§ TASK OBJECTIVE: Return only the lines from the start of the records through the line that contains "0.924, 0.955, 1];", inclusive; leave out all pictures.

start

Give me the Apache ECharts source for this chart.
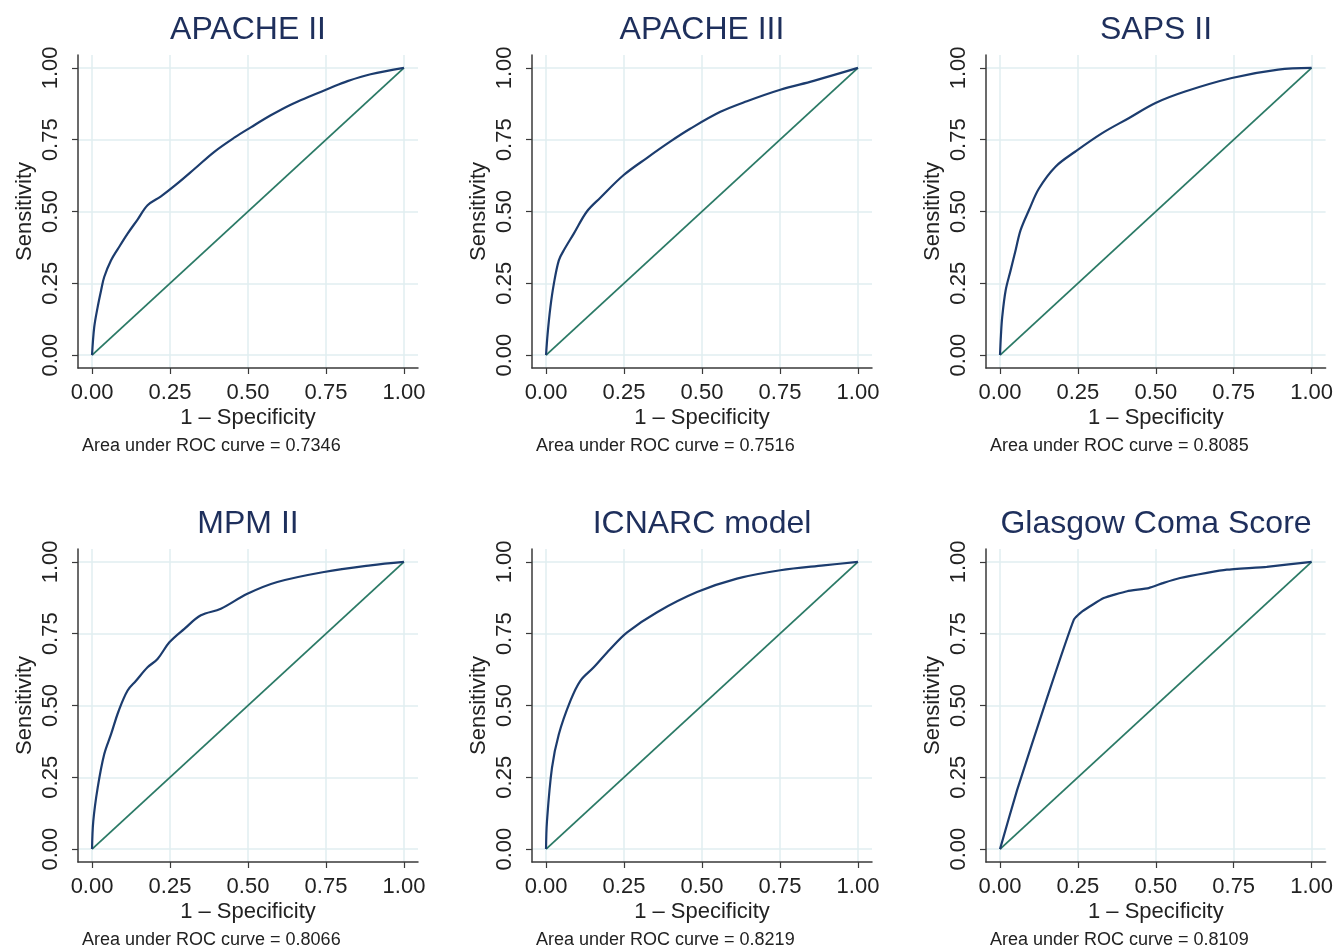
<!DOCTYPE html>
<html>
<head>
<meta charset="utf-8">
<script src="https://cdn.jsdelivr.net/npm/echarts@6/dist/echarts.min.js"></script>
<style>
html,body{margin:0;padding:0;background:#fff;}
#chart{width:1336px;height:949px;}
</style>
</head>
<body>
<div id="chart"></div>
<script>
// ---- data ----
const panelTitles = ["APACHE II", "APACHE III", "SAPS II", "MPM II", "ICNARC model", "Glasgow Coma Score"];
const aucLabels = ["0.7346", "0.7516", "0.8085", "0.8066", "0.8219", "0.8109"];
const tickValues = [0, 0.25, 0.5, 0.75, 1];
const diagX = [0, 1];
const diagY = [0, 1];

const apache2X = [0, 0.007, 0.018, 0.029, 0.039, 0.061, 0.082, 0.114, 0.146, 0.178, 0.221, 0.274, 0.328, 0.392, 0.456, 0.509, 0.573, 0.637, 0.701, 0.765, 0.819, 0.893, 1];
const apache2Y = [0, 0.097, 0.167, 0.225, 0.272, 0.330, 0.368, 0.423, 0.472, 0.522, 0.553, 0.598, 0.648, 0.708, 0.757, 0.793, 0.835, 0.872, 0.902, 0.931, 0.954, 0.978, 1];

const apache3X = [0, 0.005, 0.014, 0.025, 0.041, 0.057, 0.089, 0.131, 0.174, 0.249, 0.324, 0.399, 0.462, 0.559, 0.644, 0.751, 0.858, 1];
const apache3Y = [0, 0.073, 0.167, 0.248, 0.330, 0.365, 0.423, 0.500, 0.548, 0.627, 0.687, 0.744, 0.788, 0.847, 0.884, 0.924, 0.955, 1];

const saps2X = [0, 0.003, 0.007, 0.018, 0.034, 0.05, 0.066, 0.093, 0.125, 0.178, 0.242, 0.328, 0.413, 0.499, 0.594, 0.744, 0.893, 1];
const saps2Y = [0, 0.07, 0.132, 0.225, 0.295, 0.365, 0.435, 0.505, 0.58, 0.656, 0.709, 0.773, 0.825, 0.878, 0.918, 0.965, 0.994, 1];

const mpm2X = [0, 0.004, 0.018, 0.039, 0.061, 0.085, 0.114, 0.141, 0.178, 0.210, 0.248, 0.296, 0.349, 0.413, 0.498, 0.594, 0.744, 0.893, 1];
const mpm2Y = [0, 0.097, 0.213, 0.330, 0.400, 0.48, 0.552, 0.586, 0.633, 0.662, 0.720, 0.767, 0.814, 0.837, 0.889, 0.930, 0.965, 0.988, 1];

const icnarcX = [0, 0.003, 0.019, 0.041, 0.078, 0.110, 0.153, 0.206, 0.260, 0.356, 0.484, 0.612, 0.751, 0.890, 1];
const icnarcY = [0, 0.097, 0.283, 0.400, 0.516, 0.586, 0.633, 0.697, 0.755, 0.825, 0.895, 0.942, 0.971, 0.988, 1];

const gcsX = [0, 0.055, 0.152, 0.237, 0.264, 0.333, 0.408, 0.477, 0.525, 0.578, 0.664, 0.728, 0.856, 1];
const gcsY = [0, 0.206, 0.53, 0.799, 0.828, 0.874, 0.898, 0.909, 0.927, 0.944, 0.962, 0.973, 0.983, 1];

const curvesX = [apache2X, apache3X, saps2X, mpm2X, icnarcX, gcsX];
const curvesY = [apache2Y, apache3Y, saps2Y, mpm2Y, icnarcY, gcsY];

// ---- layout / style ----
const FONT = "'Liberation Sans', Arial, Helvetica, sans-serif";
const TITLE_COLOR = "#1e2f5c";
const CURVE_COLOR = "#1c3c6e";
const DIAG_COLOR = "#2b7a66";
const GRID_COLOR = "#e0eef1";
const AXIS_COLOR = "#3a3a3a";
const TEXT_COLOR = "#222222";

const colStep = 454, rowStep = 494;
const baseLeft = 78, baseTop = 55, gridW = 340, gridH = 313;

const grids = [], xAxes = [], yAxes = [], series = [], graphics = [];
for (let i = 0; i < 6; i++) {
  const c = i % 3, r = Math.floor(i / 3);
  const left = baseLeft + c * colStep, top = baseTop + r * rowStep;
  grids.push({ left: left, top: top, width: gridW, height: gridH, containLabel: false });
  const common = {
    type: 'value', min: -0.045, max: 1.045, gridIndex: i,
    axisLine: { show: true, onZero: false, lineStyle: { color: AXIS_COLOR, width: 1.5 } },
    axisTick: { show: true, inside: false, length: 6, customValues: tickValues, lineStyle: { color: AXIS_COLOR, width: 1.2 } },
    splitLine: { show: true, lineStyle: { color: GRID_COLOR, width: 1.5 } },
    nameLocation: 'middle',
    nameTextStyle: { fontFamily: FONT, fontSize: 22, color: TEXT_COLOR }
  };
  xAxes.push(Object.assign({}, common, {
    name: '1 \u2013 Specificity', nameGap: 39,
    axisLabel: { customValues: tickValues, margin: 14, fontFamily: FONT, fontSize: 22, color: TEXT_COLOR,
      formatter: v => v.toFixed(2) }
  }));
  yAxes.push(Object.assign({}, common, {
    name: 'Sensitivity', nameGap: 42,
    axisLabel: { customValues: tickValues, margin: 16, rotate: 90, fontFamily: FONT, fontSize: 22, color: TEXT_COLOR,
      formatter: v => v.toFixed(2) }
  }));
  series.push({
    type: 'line', xAxisIndex: i, yAxisIndex: i, showSymbol: false, symbol: 'none',
    smooth: i === 5 ? 0.15 : 0.35,
    lineStyle: { color: CURVE_COLOR, width: 2.2 },
    data: curvesX[i].map((x, k) => [x, curvesY[i][k]]), z: 3, silent: true
  });
  series.push({
    type: 'line', xAxisIndex: i, yAxisIndex: i, showSymbol: false, symbol: 'none',
    lineStyle: { color: DIAG_COLOR, width: 1.8 },
    data: diagX.map((x, k) => [x, diagY[k]]), z: 2, silent: true
  });
  const cx = left + 14 + 156;
  graphics.push({
    type: 'text',
    style: { x: cx, y: 30 + r * rowStep, text: panelTitles[i], textAlign: 'center', textVerticalAlign: 'middle',
      font: "32px " + FONT, fill: TITLE_COLOR }
  });
  graphics.push({
    type: 'text',
    style: { x: left + 4, y: 446 + r * rowStep, text: 'Area under ROC curve = ' + aucLabels[i], textAlign: 'left', textVerticalAlign: 'middle',
      font: "18px " + FONT, fill: TEXT_COLOR }
  });
}

const chart = echarts.init(document.getElementById('chart'), null, { renderer: 'canvas' });
chart.setOption({
  animation: false,
  backgroundColor: '#ffffff',
  grid: grids, xAxis: xAxes, yAxis: yAxes, series: series,
  graphic: graphics
});
</script>
</body>
</html>
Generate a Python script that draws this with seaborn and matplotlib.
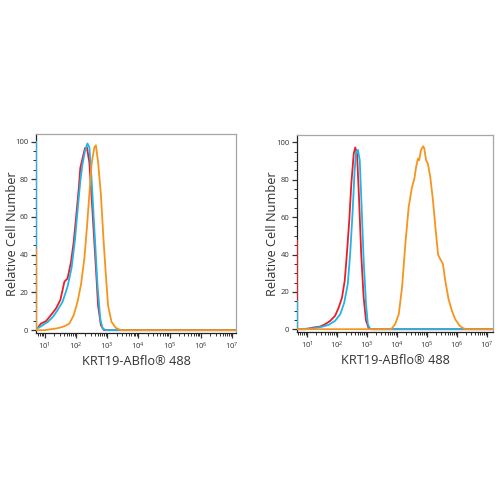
import numpy as np
import pandas as pd
import seaborn as sns
import matplotlib.pyplot as plt
from matplotlib.ticker import FixedLocator, LogFormatterSciNotation, MultipleLocator, NullFormatter

# positions are log10(fluorescence), values are % of max count
left_red_x = [0.80, 0.88, 1.04, 1.20, 1.36, 1.50, 1.63, 1.73, 1.84, 1.93, 2.00, 2.09,
              2.14, 2.21, 2.29, 2.35, 2.43, 2.53, 2.64, 2.71, 2.80, 2.90, 7.2]
left_red_y = [1.8, 3.5, 4.8, 8, 11.5, 16, 25.7, 27.4, 36, 47, 59, 75,
              86, 91, 96.5, 97, 89, 63, 33, 13, 2.6, 0, 0]
left_cyan_x = [0.725, 0.725, 0.80, 0.94, 1.10, 1.26, 1.41, 1.57, 1.73, 1.86, 1.97, 2.05, 2.14,
               2.21, 2.29, 2.37, 2.43, 2.50, 2.59, 2.69, 2.78, 2.85, 2.96, 7.2]
left_cyan_y = [100, 1.2, 1.2, 2.7, 4.4, 7, 10.6, 15, 23, 33, 48, 63, 79,
               88, 95, 99, 97, 80.5, 54, 24, 6, 1, 0, 0]
left_orange_x = [0.725, 0.725, 0.83, 1.00, 1.20, 1.40, 1.62, 1.79, 1.93, 2.05, 2.16, 2.27, 2.35,
                 2.43, 2.50, 2.59, 2.64, 2.71, 2.80, 2.88, 2.96, 3.03, 3.14, 3.28,
                 3.44, 7.2]
left_orange_y = [43, 0, 0, 0, 0.5, 1, 2, 3.5, 8, 15, 24, 38, 54,
                 72, 88, 97, 98, 89, 72, 49, 29, 13, 4.4, 1.2,
                 0, 0]

right_red_x = [0.675, 0.675, 0.72, 0.95, 1.22, 1.44, 1.61, 1.78, 1.94, 2.06, 2.17, 2.26, 2.33,
               2.41, 2.48, 2.56, 2.61, 2.67, 2.73, 2.81, 2.89, 2.97, 3.06, 3.17, 7.3]
right_red_y = [47.5, 0, 0, 0, 0.9, 1.4, 2.7, 4.5, 7.2, 11.6, 17, 26, 40,
               58, 78, 94, 97.3, 94, 72.6, 40, 17, 4.5, 0.4, 0, 0]
right_cyan_x = [0.675, 0.675, 0.72, 1.22, 1.50, 1.72, 1.94, 2.11, 2.24, 2.36, 2.44, 2.52,
                2.59, 2.64, 2.70, 2.76, 2.82, 2.89, 2.97, 3.03, 3.11, 7.3]
right_cyan_y = [15, 0, 0, 0.5, 1.3, 2.3, 4.5, 8, 14, 24, 40, 62,
                85, 95, 96, 90.5, 67, 37, 13.4, 2.7, 0, 0]
right_orange_x = [0.675, 3.75, 3.83, 3.94, 4.06, 4.17, 4.28, 4.39, 4.50, 4.58, 4.64, 4.70,
                  4.74, 4.80, 4.87, 4.91, 4.97, 5.03, 5.11, 5.20, 5.28, 5.37, 5.44,
                  5.53, 5.61, 5.72, 5.83, 5.94, 6.09, 6.22, 6.33, 7.3]
right_orange_y = [0, 0, 0.4, 2.7, 8, 22.4, 45.7, 65.4, 76, 80.6, 87, 91.4,
                  90.5, 95.9, 98, 96.8, 90.5, 88.7, 81.5, 69, 54.7, 40, 37.6,
                  35, 26, 16, 9.9, 5.4, 1.8, 0.4, 0, 0]

decades = [1, 2, 3, 4, 5, 6, 7]
y_ticks = [0, 20, 40, 60, 80, 100]

RED = "#ee1c25"
CYAN = "#1eb6e8"
ORANGE = "#f7941d"

sns.set_style("ticks")
plt.rcParams['font.family'] = ['Open Sans', 'DejaVu Sans']

fig = plt.figure(figsize=(5, 5), dpi=100)
ax1 = fig.add_axes([0.072, 0.334, 0.400, 0.398])
ax2 = fig.add_axes([0.594, 0.336, 0.392, 0.394])

panels = [
    (ax1, (0.72, 7.13), -0.085, [(left_red_x, left_red_y, RED),
                                 (left_cyan_x, left_cyan_y, CYAN),
                                 (left_orange_x, left_orange_y, ORANGE)]),
    (ax2, (0.67, 7.2), -0.09, [(right_red_x, right_red_y, RED),
                               (right_cyan_x, right_cyan_y, CYAN),
                               (right_orange_x, right_orange_y, ORANGE)]),
]

major = [10.0 ** d for d in decades]
minor = [m * 10.0 ** d for d in [0] + decades[:-1] for m in range(2, 10)]

for ax, lims, ylab_x, curves in panels:
    for xs, ys, col in curves:
        df = pd.DataFrame({"x": 10 ** np.array(xs), "y": ys})
        sns.lineplot(data=df, x="x", y="y", ax=ax, color=col, lw=1.3,
                     estimator=None, sort=False, zorder=3)
    ax.set_xscale("log")
    ax.set_xlim(10 ** lims[0], 10 ** lims[1])
    ax.set_ylim(-1.5, 104)
    ax.xaxis.set_major_locator(FixedLocator(major))
    ax.xaxis.set_major_formatter(LogFormatterSciNotation())
    ax.xaxis.set_minor_locator(FixedLocator([m for m in minor if m > 10 ** lims[0]]))
    ax.xaxis.set_minor_formatter(NullFormatter())
    ax.set_yticks(y_ticks)
    ax.yaxis.set_minor_locator(MultipleLocator(5))
    ax.tick_params(which="major", length=3.5, width=0.9, labelsize=5.5,
                   colors="#333333", pad=2)
    ax.tick_params(which="minor", length=2, width=0.7, colors="#333333")
    for s in ["top", "right"]:
        ax.spines[s].set_color("#a6a6a6")
        ax.spines[s].set_linewidth(0.9)
    for s in ["left", "bottom"]:
        ax.spines[s].set_color("#222222")
        ax.spines[s].set_linewidth(0.9)
    ax.set_xlabel("KRT19-ABflo® 488", fontsize=9.2, color="#333333", labelpad=2)
    ax.set_ylabel("Relative Cell Number", fontsize=9.2, color="#333333")
    ax.yaxis.set_label_coords(ylab_x, 0.5)

fig.savefig("out.png", dpi=100, facecolor="white")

end

§ EXERCISE RESULT:
Give me the Apache ECharts source for this chart.
<!DOCTYPE html>
<html>
<head>
<meta charset="utf-8">
<script src="https://cdn.jsdelivr.net/npm/echarts@6/dist/echarts.min.js"></script>
<style>
html,body{margin:0;padding:0;background:#fff;}
#chart{width:1336px;height:949px;}
</style>
</head>
<body>
<div id="chart"></div>
<script>
// ---- data ----
const panelTitles = ["APACHE II", "APACHE III", "SAPS II", "MPM II", "ICNARC model", "Glasgow Coma Score"];
const aucLabels = ["0.7346", "0.7516", "0.8085", "0.8066", "0.8219", "0.8109"];
const tickValues = [0, 0.25, 0.5, 0.75, 1];
const diagX = [0, 1];
const diagY = [0, 1];

const apache2X = [0, 0.007, 0.018, 0.029, 0.039, 0.061, 0.082, 0.114, 0.146, 0.178, 0.221, 0.274, 0.328, 0.392, 0.456, 0.509, 0.573, 0.637, 0.701, 0.765, 0.819, 0.893, 1];
const apache2Y = [0, 0.097, 0.167, 0.225, 0.272, 0.330, 0.368, 0.423, 0.472, 0.522, 0.553, 0.598, 0.648, 0.708, 0.757, 0.793, 0.835, 0.872, 0.902, 0.931, 0.954, 0.978, 1];

const apache3X = [0, 0.005, 0.014, 0.025, 0.041, 0.057, 0.089, 0.131, 0.174, 0.249, 0.324, 0.399, 0.462, 0.559, 0.644, 0.751, 0.858, 1];
const apache3Y = [0, 0.073, 0.167, 0.248, 0.330, 0.365, 0.423, 0.500, 0.548, 0.627, 0.687, 0.744, 0.788, 0.847, 0.884, 0.924, 0.955, 1];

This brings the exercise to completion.